Written problem ▸ Select and reproduce each line of the listing below that bears the string "chart".

# Source material start

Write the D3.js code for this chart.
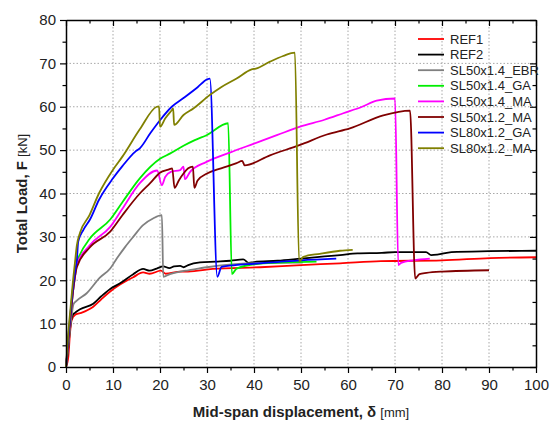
<!DOCTYPE html>
<html>
<head>
<meta charset="utf-8">
<script src="https://cdn.jsdelivr.net/npm/d3@7"></script>
<style>
  html, body { margin: 0; padding: 0; background: #fff; }
  svg { display: block; font-family: "Liberation Sans", Arial, sans-serif; }
</style>
</head>
<body>
<svg id="chart" width="551" height="425"></svg>
<script>
// ---------- data ----------
const seriesNames = ["REF1", "REF2", "SL50x1.4_EBR", "SL50x1.4_GA", "SL50x1.4_MA", "SL50x1.2_MA", "SL80x1.2_GA", "SL80x1.2_MA"];
const seriesColors = ["#ff0000", "#000000", "#808080", "#00ee00", "#ff00ff", "#800000", "#0000ff", "#808000"];

const ref1 = [[0,0],[0.5,2.4],[0.85,7.8],[1.2,10.8],[1.9,12],[3,12.4],[5.8,13.9],[7.5,15.6],[9.4,17.4],[11.5,19],[14.3,20.7],[16.4,21.8],[17.8,21.5],[20.2,22.2],[21.2,21.5],[24.3,22],[26,22],[31.2,22.6],[41.3,23],[50,23.5],[58.3,23.9],[67,24.4],[80,24.6],[90.2,25.1],[100,25.3]];
const ref2 = [[0,0],[0.5,4.7],[0.85,8.8],[1.4,11.9],[1.9,12.5],[3,13.3],[5.8,14.6],[7.5,16.3],[9.4,18],[11.5,19.3],[14.3,21.4],[16.4,22.6],[17.8,22.2],[19.3,22.7],[20.7,23.2],[22,22.8],[23,23.2],[24.3,23.3],[25,23],[26,23.5],[28.5,24.1],[31.9,24.3],[35,24.5],[37.7,24.8],[38.9,24],[40,24.2],[45,24.5],[50,25],[55,25.5],[58.3,25.8],[62,26.2],[67.2,26.3],[70,26.5],[76.6,26.5],[77.7,25.8],[79,25.9],[82,26.5],[90,26.7],[100,26.8]];
const ebr = [[0,0],[0.5,5],[1,10],[1.6,14.5],[2.3,15.3],[4.4,17],[7.2,20.6],[9.4,22.7],[10.8,25],[12.6,27.7],[14.3,30],[16.4,32.7],[18.6,34.3],[20.4,35],[20.7,20.8],[22.1,21.4],[24.3,22],[26,22.3],[30,23],[38.4,23.9],[45,24],[50.4,24.1]];
const ga14 = [[0,0],[0.5,6],[1,12],[1.5,17.5],[2,21.5],[2.3,24],[3,26],[5,29.5],[9.4,34],[12,38],[15.7,43.5],[20,48],[22.1,49.2],[25,51],[27.4,52.3],[30,53.5],[34.5,56.2],[35.3,21.4],[36.3,22.7],[42,23.9],[53.3,24.3]];
const ma14 = [[0,0],[0.5,6],[1,12],[1.5,17.5],[2,21.5],[2.3,23.5],[5,28],[9.4,32.3],[12,36.5],[15.7,42.4],[19.4,45.3],[20.4,41.9],[21.1,43.8],[22.3,45],[24.3,45.4],[25,46.2],[25.3,43.3],[26.4,45],[29.9,47.3],[35,49.5],[40,51.5],[45,53.5],[49.8,55.4],[55,57],[59,58.5],[63,60],[66.1,61.4],[70,61.9],[70.7,23.5],[71.3,24],[73.9,24.6],[77.4,25]];
const ma12 = [[0,0],[0.5,6],[1,12],[1.5,17.5],[2,21.5],[2.3,23],[5,27.5],[9.4,31.2],[12,35],[15.7,40],[18,42.5],[20,44.8],[21.8,45.5],[22.6,45.8],[23.1,41.3],[24,43],[25,44.6],[26,45.8],[27,46.2],[27.3,41.3],[28,43],[30,44.6],[33,45.8],[36.3,47],[37.5,47.5],[38,46.5],[43.4,48.8],[49.8,51.2],[55.5,53.6],[60.4,55],[67.5,58],[73.2,59.1],[74.3,20.4],[75.2,21.4],[76.7,21.7],[80,22],[90,22.3]];
const ga12 = [[0,0],[0.5,7],[1,13],[1.5,18.5],[2,22.5],[2.3,24.5],[2.6,28.9],[3.7,31.6],[5.1,34],[7,38.5],[10,43.5],[12,46.3],[14.7,49.6],[15.7,50.4],[18,54],[20,56.9],[22.5,60],[25,62],[28,64.5],[30,66.3],[30.6,66.5],[32.2,20.8],[33.1,23.1],[36,23.5],[40,23.8],[45,24.2],[50,24.6],[57.5,25]];
const ma80 = [[0,0],[0.5,8],[1,14],[1.5,20],[1.9,24],[2.3,28],[3,31],[5,35],[7,40],[10,45.5],[12,48.5],[15.7,54.8],[19.3,60],[19.8,60.1],[20,55.4],[21.1,57.3],[22.5,59.2],[22.8,59.6],[23,55.8],[25,58.1],[27.1,59.6],[30.6,62.7],[33,64.5],[36.3,66.5],[39.5,68.6],[40.4,68.8],[43.4,70.4],[46.2,71.7],[48.7,72.5],[49.6,24.3],[50.5,25.4],[54,26.1],[58.3,26.8],[61,27]];
const seriesData = [ref1, ref2, ebr, ga14, ma14, ma12, ga12, ma80];

const xTicks = [0,10,20,30,40,50,60,70,80,90,100];
const yTicks = [0,10,20,30,40,50,60,70,80];
const xMinor = [5,15,25,35,45,55,65,75,85,95];
const yMinor = [5,15,25,35,45,55,65,75];

// ---------- layout ----------
const svg = d3.select("#chart");
const L = 66, R = 536, T = 20, B = 367;
const x = d3.scaleLinear().domain([0,100]).range([L,R]);
const y = d3.scaleLinear().domain([0,80]).range([B,T]);

// grid
const grid = svg.append("g");
grid.selectAll(".vg").data(xTicks.filter(d => d > 0 && d < 100)).join("line")
  .attr("x1", d => x(d)).attr("x2", d => x(d)).attr("y1", T).attr("y2", B)
  .attr("stroke", "#a8a8a8").attr("stroke-width", 1).attr("stroke-dasharray", "1.5,2");
grid.selectAll(".hg").data(yTicks.filter(d => d > 0 && d < 80)).join("line")
  .attr("x1", L).attr("x2", R).attr("y1", d => y(d)).attr("y2", d => y(d))
  .attr("stroke", "#a8a8a8").attr("stroke-width", 1).attr("stroke-dasharray", "1.5,2");

// curves
const line = d3.line().x(d => x(d[0])).y(d => y(d[1])).curve(d3.curveMonotoneX);
const curves = svg.append("g");
seriesData.forEach((s, i) => {
  curves.append("path").datum(s).attr("d", line)
    .attr("fill", "none").attr("stroke", seriesColors[i])
    .attr("stroke-width", 1.8).attr("stroke-linejoin", "round");
});

// axes
const tickStyle = g => {
  g.select(".domain").attr("stroke", "#000").attr("stroke-width", 1.5);
  g.selectAll(".tick line").attr("stroke", "#000").attr("stroke-width", 1.2);
};
const bottomAxis = svg.append("g").attr("transform", `translate(0,${B})`)
  .call(d3.axisBottom(x).tickValues(xTicks).tickSize(6).tickPadding(6).tickSizeOuter(0));
bottomAxis.call(tickStyle);
bottomAxis.selectAll("text").attr("font-size", 15).attr("fill", "#222");
svg.append("g").attr("transform", `translate(0,${B})`)
  .call(d3.axisBottom(x).tickValues(xMinor).tickSize(3.5).tickFormat(""))
  .call(tickStyle).select(".domain").remove();

const leftAxis = svg.append("g").attr("transform", `translate(${L},0)`)
  .call(d3.axisLeft(y).tickValues(yTicks).tickSize(6).tickPadding(4).tickSizeOuter(0));
leftAxis.call(tickStyle);
leftAxis.selectAll("text").attr("font-size", 15).attr("fill", "#222");
svg.append("g").attr("transform", `translate(${L},0)`)
  .call(d3.axisLeft(y).tickValues(yMinor).tickSize(3.5).tickFormat(""))
  .call(tickStyle).select(".domain").remove();

const topAxis = svg.append("g").attr("transform", `translate(0,${T})`)
  .call(d3.axisBottom(x).tickValues(xTicks).tickSize(6).tickFormat("").tickSizeOuter(0));
topAxis.call(tickStyle);
svg.append("g").attr("transform", `translate(0,${T})`)
  .call(d3.axisBottom(x).tickValues(xMinor).tickSize(3.5).tickFormat(""))
  .call(tickStyle).select(".domain").remove();

const rightAxis = svg.append("g").attr("transform", `translate(${R},0)`)
  .call(d3.axisLeft(y).tickValues(yTicks).tickSize(6).tickFormat("").tickSizeOuter(0));
rightAxis.call(tickStyle);
svg.append("g").attr("transform", `translate(${R},0)`)
  .call(d3.axisLeft(y).tickValues(yMinor).tickSize(3.5).tickFormat(""))
  .call(tickStyle).select(".domain").remove();

// axis titles
const xt = svg.append("text").attr("x", (L + R) / 2).attr("y", 417)
  .attr("text-anchor", "middle").attr("fill", "#222");
xt.append("tspan").attr("font-size", 15).attr("font-weight", "bold").text("Mid-span displacement, δ ");
xt.append("tspan").attr("font-size", 13).text("[mm]");

const yt = svg.append("text").attr("transform", `translate(27,${(T + B) / 2}) rotate(-90)`)
  .attr("text-anchor", "middle").attr("fill", "#222");
yt.append("tspan").attr("font-size", 15).attr("font-weight", "bold").text("Total Load, F ");
yt.append("tspan").attr("font-size", 13).text("[kN]");

// legend
const lg = svg.append("g").attr("transform", "translate(418,39)");
seriesNames.forEach((n, i) => {
  const gy = i * 15.6;
  lg.append("line").attr("x1", 0).attr("x2", 26).attr("y1", gy).attr("y2", gy)
    .attr("stroke", seriesColors[i]).attr("stroke-width", 1.8);
  lg.append("text").attr("x", 32).attr("y", gy + 4.5).attr("font-size", 13)
    .attr("fill", "#222").text(n);
});
</script>
</body>
</html>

# Source material end

Task response ▸
Write the D3.js code for this chart.
<svg id="chart" width="551" height="425"></svg>
const svg = d3.select("#chart");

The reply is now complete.